▶ **The exercise**
Beginning with the first line, set down every line through the one containing "(title) at (100,17)", exactly as it appears, but not the pictures.

▶ **Given information**
#####

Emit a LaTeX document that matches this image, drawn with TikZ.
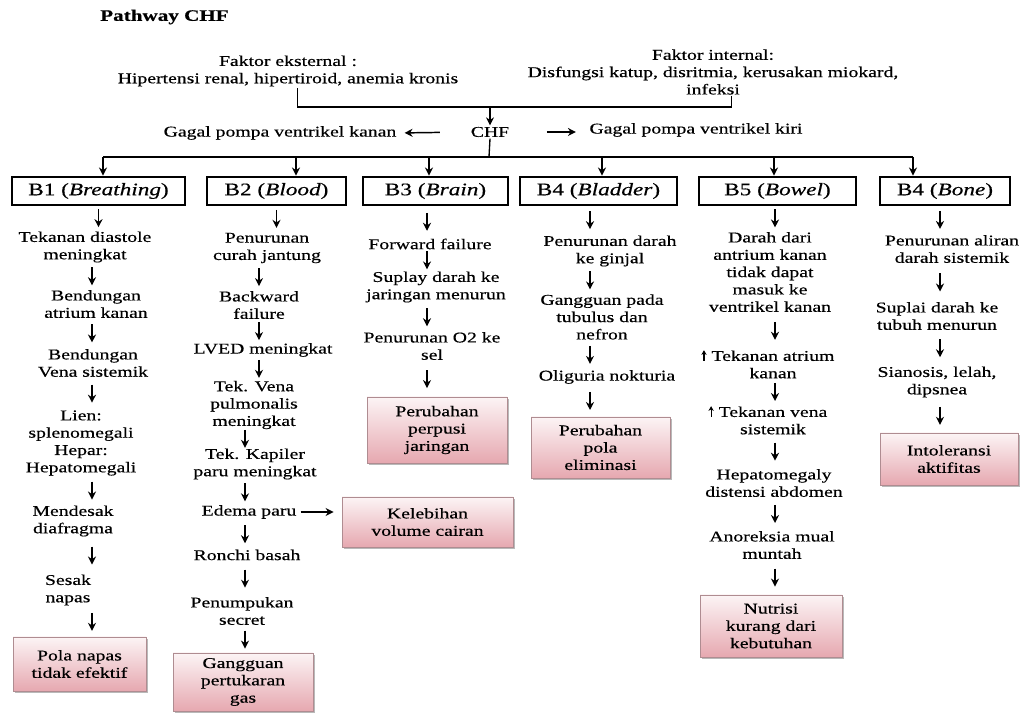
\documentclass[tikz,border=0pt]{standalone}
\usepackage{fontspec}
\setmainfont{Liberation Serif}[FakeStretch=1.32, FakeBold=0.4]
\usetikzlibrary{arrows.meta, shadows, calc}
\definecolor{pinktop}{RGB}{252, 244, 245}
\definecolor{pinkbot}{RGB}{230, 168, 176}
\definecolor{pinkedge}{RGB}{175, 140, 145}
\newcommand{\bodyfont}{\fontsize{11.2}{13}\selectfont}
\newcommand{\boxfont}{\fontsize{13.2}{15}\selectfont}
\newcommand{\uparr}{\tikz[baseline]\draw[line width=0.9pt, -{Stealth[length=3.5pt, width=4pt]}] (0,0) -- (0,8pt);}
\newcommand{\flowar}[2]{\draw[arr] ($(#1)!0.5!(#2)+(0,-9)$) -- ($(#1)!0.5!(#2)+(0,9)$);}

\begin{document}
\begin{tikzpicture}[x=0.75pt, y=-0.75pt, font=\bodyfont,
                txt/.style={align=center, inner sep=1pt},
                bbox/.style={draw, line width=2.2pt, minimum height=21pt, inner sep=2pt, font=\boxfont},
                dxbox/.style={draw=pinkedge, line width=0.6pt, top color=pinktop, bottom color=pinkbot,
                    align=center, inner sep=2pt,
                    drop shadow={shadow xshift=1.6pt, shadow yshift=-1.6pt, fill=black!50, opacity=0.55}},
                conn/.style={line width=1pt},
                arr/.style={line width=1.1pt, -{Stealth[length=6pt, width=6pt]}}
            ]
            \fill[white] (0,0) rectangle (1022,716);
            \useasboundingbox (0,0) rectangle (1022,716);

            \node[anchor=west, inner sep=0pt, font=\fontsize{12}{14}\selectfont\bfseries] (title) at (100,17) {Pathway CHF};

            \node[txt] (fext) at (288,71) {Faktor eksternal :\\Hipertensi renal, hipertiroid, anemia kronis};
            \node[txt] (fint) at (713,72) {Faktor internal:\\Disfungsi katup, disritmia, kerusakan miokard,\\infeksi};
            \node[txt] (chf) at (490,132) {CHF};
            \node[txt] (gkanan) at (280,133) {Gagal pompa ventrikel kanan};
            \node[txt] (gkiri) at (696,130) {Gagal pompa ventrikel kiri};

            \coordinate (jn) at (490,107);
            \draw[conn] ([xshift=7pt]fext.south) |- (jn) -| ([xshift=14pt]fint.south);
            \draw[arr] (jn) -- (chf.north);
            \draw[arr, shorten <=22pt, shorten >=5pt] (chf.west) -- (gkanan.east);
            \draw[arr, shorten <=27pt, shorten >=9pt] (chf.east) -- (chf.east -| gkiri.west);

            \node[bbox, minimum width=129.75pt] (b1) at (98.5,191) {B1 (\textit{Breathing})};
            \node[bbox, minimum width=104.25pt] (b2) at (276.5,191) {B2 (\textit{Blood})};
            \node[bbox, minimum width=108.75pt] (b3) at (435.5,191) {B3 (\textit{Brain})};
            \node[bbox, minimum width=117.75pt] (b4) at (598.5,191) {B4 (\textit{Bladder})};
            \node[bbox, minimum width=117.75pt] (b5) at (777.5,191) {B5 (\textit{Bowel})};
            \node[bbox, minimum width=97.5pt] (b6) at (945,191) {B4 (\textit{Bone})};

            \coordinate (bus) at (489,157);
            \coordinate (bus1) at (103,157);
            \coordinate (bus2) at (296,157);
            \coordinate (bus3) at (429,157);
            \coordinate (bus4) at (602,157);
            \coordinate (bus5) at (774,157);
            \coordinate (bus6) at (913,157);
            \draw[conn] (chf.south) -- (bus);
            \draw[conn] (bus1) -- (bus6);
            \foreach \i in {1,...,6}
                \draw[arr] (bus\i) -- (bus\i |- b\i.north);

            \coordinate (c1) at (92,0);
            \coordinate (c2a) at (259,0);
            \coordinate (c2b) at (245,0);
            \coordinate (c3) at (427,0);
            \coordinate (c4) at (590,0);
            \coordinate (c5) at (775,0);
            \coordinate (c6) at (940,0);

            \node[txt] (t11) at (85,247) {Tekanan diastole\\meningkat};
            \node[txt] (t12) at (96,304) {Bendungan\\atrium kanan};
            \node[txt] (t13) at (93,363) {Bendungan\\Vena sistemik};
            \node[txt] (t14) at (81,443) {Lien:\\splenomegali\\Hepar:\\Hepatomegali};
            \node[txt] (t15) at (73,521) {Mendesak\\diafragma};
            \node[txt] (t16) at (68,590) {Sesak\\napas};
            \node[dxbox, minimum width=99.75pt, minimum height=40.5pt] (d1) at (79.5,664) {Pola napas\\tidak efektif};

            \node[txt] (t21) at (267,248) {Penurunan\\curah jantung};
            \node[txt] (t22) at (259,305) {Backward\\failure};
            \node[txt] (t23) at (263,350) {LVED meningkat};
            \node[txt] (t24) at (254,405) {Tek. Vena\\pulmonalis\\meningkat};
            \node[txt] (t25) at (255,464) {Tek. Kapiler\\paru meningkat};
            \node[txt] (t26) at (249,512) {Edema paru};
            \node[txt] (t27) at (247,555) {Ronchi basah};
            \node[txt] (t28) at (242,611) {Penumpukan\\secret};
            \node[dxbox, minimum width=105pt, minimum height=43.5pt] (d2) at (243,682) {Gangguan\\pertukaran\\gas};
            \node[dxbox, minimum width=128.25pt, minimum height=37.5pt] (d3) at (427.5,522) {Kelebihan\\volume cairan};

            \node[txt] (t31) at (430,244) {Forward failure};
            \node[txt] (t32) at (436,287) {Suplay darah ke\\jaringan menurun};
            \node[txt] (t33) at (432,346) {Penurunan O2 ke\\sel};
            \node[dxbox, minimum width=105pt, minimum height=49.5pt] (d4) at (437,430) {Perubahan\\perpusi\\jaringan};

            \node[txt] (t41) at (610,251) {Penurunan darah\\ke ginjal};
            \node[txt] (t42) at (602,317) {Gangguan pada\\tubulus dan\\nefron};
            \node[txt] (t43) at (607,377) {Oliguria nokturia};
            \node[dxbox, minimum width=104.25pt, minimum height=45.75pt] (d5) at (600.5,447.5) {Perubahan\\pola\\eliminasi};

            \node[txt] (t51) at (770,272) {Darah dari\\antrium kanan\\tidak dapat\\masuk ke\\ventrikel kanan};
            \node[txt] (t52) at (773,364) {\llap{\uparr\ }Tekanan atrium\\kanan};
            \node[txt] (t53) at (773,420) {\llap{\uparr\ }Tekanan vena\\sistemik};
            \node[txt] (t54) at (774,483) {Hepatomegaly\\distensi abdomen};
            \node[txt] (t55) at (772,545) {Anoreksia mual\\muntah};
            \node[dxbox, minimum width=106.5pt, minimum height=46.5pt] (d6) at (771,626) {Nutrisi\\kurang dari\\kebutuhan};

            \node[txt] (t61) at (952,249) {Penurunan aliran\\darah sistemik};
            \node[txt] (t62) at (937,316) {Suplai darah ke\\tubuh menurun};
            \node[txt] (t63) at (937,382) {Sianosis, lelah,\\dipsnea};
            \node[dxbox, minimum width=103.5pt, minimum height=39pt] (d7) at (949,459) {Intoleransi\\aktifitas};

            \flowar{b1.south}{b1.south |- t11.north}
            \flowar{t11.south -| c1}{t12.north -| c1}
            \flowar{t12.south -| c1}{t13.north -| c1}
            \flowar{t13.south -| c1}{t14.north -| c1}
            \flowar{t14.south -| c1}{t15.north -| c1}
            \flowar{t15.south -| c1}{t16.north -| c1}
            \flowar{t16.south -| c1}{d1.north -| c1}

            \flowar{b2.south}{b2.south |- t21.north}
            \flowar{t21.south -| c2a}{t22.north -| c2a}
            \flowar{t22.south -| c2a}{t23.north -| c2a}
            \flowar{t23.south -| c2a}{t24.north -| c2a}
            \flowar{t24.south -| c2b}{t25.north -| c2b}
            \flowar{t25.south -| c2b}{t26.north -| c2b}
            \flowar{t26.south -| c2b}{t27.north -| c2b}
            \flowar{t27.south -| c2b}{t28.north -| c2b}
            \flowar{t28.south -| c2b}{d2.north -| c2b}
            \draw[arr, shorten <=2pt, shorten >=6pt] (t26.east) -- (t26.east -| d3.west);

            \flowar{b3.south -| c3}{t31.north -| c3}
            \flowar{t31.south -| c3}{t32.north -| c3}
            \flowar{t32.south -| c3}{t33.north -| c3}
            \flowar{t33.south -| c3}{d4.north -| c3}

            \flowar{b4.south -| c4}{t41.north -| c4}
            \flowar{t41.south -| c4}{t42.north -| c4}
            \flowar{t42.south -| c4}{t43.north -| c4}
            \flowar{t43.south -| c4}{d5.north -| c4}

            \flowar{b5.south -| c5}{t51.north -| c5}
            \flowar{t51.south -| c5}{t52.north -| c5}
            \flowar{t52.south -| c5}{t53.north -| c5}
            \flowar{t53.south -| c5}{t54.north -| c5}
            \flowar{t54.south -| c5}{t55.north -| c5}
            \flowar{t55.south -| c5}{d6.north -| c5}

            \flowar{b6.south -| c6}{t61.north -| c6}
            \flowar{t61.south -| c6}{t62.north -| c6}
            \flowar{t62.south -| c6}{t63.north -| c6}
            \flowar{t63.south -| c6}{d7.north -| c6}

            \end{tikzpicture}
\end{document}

#####

▶ **Solution below**
Emit a LaTeX document that matches this image, drawn with TikZ.
\documentclass[tikz,border=0pt]{standalone}
\usepackage{fontspec}
\setmainfont{Liberation Serif}[FakeStretch=1.32, FakeBold=0.4]
\usetikzlibrary{arrows.meta, shadows, calc}
\definecolor{pinktop}{RGB}{252, 244, 245}
\definecolor{pinkbot}{RGB}{230, 168, 176}
\definecolor{pinkedge}{RGB}{175, 140, 145}
\newcommand{\bodyfont}{\fontsize{11.2}{13}\selectfont}
\newcommand{\boxfont}{\fontsize{13.2}{15}\selectfont}
\newcommand{\uparr}{\tikz[baseline]\draw[line width=0.9pt, -{Stealth[length=3.5pt, width=4pt]}] (0,0) -- (0,8pt);}
\newcommand{\flowar}[2]{\draw[arr] ($(#1)!0.5!(#2)+(0,-9)$) -- ($(#1)!0.5!(#2)+(0,9)$);}

\begin{document}
\begin{tikzpicture}[x=0.75pt, y=-0.75pt, font=\bodyfont,
                txt/.style={align=center, inner sep=1pt},
                bbox/.style={draw, line width=2.2pt, minimum height=21pt, inner sep=2pt, font=\boxfont},
                dxbox/.style={draw=pinkedge, line width=0.6pt, top color=pinktop, bottom color=pinkbot,
                    align=center, inner sep=2pt,
                    drop shadow={shadow xshift=1.6pt, shadow yshift=-1.6pt, fill=black!50, opacity=0.55}},
                conn/.style={line width=1pt},
                arr/.style={line width=1.1pt, -{Stealth[length=6pt, width=6pt]}}
            ]
            \fill[white] (0,0) rectangle (1022,716);
            \useasboundingbox (0,0) rectangle (1022,716);

            \node[anchor=west, inner sep=0pt, font=\fontsize{12}{14}\selectfont\bfseries] (title) at (100,17) {Pathway CHF};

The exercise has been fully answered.